三维多孔SnS@C/graphene复合材料可控制备与储钠性能研究

Layered SnS has attracted significant attentions due to its high reversible capacity and long cycle life as anode for sodium ion battery. However, the Na-Sn-S system is quite new, and does not have the same level of understanding of the Li-Sn-S system, which results in the unclear mechanism of sodium storage for SnS. Moreover, the huge volume change during sodiation/desodiation process leads to a poor cycle life and still cannot meet the demands of the industry. Due to these problems encountered in sodium ion batteries, in-operando Raman spectroscopy will be used in this proposal to evaluate the mechanism of sodium storage for SnS thin film electrode based on the evolution of species at different stages of charge/discharge. The thin film electrode is fabricated via electrodeposition process. According to the degree of reversible reaction between the species at different stages, the electrochemical performance can be optimized by tuning the cut-off voltage. To further boost the electrochemical performances of SnS, a novel and simple synthesis method will be designed to prepare three dimensional and porous SnS@C/graphene composite. It involves self-assembly of SnS2, organic carbon source and graphene oxide in (NH4)2S solution at room temperature based on the discovery of the high solubility of SnS2 in (NH4)2S solution, and then followed by freezing in liquid nitrogen and annealing in N2. The mechanism of this new method will figure out via studying the effects of parameters involved in this process. Finally, a new type of anode material for sodium ion battery with high capacity and excellent cycling performance will be obtained. The accomplishment of the project will be of great importance in the field of energy material research, including fundamental research and application.
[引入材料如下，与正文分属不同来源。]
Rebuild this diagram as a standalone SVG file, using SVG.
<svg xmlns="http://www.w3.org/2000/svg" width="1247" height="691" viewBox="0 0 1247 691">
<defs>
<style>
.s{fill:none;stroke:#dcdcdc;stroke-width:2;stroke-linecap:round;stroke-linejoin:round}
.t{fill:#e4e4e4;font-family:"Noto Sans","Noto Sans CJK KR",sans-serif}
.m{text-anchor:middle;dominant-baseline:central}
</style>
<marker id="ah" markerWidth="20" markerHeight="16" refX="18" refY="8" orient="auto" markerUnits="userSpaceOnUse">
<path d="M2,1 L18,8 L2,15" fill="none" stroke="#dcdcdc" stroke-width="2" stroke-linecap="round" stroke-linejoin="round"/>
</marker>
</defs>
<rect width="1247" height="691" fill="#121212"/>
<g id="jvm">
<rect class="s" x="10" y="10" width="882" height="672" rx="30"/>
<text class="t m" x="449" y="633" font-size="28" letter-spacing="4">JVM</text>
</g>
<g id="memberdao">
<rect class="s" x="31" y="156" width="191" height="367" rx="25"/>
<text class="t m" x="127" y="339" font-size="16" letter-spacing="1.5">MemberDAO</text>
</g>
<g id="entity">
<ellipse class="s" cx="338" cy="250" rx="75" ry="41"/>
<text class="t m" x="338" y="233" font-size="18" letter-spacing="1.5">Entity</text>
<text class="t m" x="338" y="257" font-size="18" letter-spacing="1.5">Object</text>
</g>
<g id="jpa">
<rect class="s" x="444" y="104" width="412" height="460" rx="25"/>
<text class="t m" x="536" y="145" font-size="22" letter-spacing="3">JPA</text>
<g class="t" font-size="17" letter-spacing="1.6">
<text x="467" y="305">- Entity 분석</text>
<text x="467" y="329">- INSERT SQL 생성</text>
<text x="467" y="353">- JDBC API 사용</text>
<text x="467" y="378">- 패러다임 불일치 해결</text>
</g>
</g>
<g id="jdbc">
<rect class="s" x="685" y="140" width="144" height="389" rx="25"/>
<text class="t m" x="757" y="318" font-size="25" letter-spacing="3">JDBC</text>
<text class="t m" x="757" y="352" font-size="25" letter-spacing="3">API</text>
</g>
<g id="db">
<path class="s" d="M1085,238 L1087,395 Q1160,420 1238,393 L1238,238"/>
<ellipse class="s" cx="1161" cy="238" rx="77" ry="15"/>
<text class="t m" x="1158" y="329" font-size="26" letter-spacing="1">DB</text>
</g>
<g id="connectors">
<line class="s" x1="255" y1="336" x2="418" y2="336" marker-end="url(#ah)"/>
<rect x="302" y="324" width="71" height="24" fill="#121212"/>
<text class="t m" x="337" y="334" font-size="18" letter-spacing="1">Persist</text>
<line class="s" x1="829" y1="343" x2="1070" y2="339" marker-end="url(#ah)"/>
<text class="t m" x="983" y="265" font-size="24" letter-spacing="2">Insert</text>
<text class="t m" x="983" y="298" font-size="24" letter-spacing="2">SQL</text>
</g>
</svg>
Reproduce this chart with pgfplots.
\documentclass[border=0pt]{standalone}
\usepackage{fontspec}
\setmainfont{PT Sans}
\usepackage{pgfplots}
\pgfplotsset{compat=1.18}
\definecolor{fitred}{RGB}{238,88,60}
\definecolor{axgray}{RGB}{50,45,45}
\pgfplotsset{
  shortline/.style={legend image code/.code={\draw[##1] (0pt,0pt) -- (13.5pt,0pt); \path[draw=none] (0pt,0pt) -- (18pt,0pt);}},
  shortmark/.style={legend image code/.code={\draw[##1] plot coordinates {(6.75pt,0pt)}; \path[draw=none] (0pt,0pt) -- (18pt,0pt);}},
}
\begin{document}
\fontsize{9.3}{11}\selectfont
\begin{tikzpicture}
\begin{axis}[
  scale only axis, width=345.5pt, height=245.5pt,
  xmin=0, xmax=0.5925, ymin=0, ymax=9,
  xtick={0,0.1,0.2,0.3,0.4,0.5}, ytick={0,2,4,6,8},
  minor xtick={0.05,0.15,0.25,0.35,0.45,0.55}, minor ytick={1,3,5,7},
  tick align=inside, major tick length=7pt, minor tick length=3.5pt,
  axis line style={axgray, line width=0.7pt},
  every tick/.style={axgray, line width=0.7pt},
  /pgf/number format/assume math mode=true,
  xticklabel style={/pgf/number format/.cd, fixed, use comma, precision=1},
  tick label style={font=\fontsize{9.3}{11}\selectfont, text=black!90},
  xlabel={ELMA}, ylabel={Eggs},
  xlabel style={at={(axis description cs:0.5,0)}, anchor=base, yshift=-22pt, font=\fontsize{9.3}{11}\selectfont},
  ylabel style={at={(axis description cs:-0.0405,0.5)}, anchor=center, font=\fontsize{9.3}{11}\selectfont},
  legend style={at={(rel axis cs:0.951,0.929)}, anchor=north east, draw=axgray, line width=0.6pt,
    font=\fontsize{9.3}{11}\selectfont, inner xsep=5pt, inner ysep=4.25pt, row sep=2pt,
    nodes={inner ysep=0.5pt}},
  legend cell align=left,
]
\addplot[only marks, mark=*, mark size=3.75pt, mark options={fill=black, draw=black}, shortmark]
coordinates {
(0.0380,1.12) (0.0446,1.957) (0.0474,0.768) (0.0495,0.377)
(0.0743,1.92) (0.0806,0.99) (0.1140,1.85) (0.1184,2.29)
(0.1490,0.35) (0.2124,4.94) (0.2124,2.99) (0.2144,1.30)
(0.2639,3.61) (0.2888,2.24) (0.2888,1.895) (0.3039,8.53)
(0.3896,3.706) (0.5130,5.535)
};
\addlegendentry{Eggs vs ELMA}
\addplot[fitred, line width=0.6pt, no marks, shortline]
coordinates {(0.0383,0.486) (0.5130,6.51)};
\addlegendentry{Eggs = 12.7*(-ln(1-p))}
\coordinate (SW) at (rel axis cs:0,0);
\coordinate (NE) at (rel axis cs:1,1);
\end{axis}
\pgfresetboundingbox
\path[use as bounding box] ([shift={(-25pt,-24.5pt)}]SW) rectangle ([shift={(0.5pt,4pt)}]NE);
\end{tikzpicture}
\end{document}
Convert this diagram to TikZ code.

层状SnS材料因可逆容量高、循环性能优良，成为钠离子电池负极材料研究热点。然而，对Na-Sn-S体系的研究处于起步阶段，SnS储钠机理尚未明确，充放电中巨大体积变化使SnS循环寿命无法达到使用要求。针对这些问题，本项目借助原位拉曼研究无粘结SnS薄膜电极充放电中物相变化规律，揭示SnS储钠机理。同时，根据中间产物转换可逆程度计算调节充放电电压范围，优化材料性能。为进一步改善材料循环寿命，本项目采用一种新颖、高效方法设计三维多孔SnS@C/graphene纳米材料。该方法基于SnS2在硫化铵中形成稳定溶液，在该溶液中与有机碳源、氧化石墨烯完成组装，结合液氮冷冻和烧结工艺制备复合材料，并根据工艺参数对材料结构和电化学性能的影响阐述合成机理。通过本研究，建立一种新的原位研究储钠机理和电化学性能优化方法，获得一种高容量、长寿命的新型负极材料，同时也为钠离子电池材料的基础研究和开发应用提供新思路。

层状SnS材料因可逆容量高、循环性能优良，成为钠离子电池负极材料研究热点。然而，对Na-Sn-S体系的研究处于起步阶段，SnS储钠机理尚未明确，充放电中巨大体积变化使SnS循环寿命无法达到使用要求。针对这些问题，项目借助原位表征技术揭示了SnS材料的储钠机理。在此基础上，提出了一种一种新颖、高效方法设计三维多孔SnS/graphene纳米材料。该方法基于SnS2在硫化铵中形成稳定溶液，在该溶液中与有机碳源、氧化石墨烯完成组装，结合液氮冷冻和烧结工艺制备复合材料。系统研究了界面结构与合金负极/碳复合材料电化学性能之间的关系，揭示了稳定的界面结构通过增加原子迁移路径和迁移难度来改善复合材料的循环寿命。最后，本项目的实施获得了一种长期稳定的钠离子电池负极，在电流密度为2A g-1循环1000次容量保持率为87.1%，容量仍高达509.9 mAh g-1，为文章报道时的最优典型。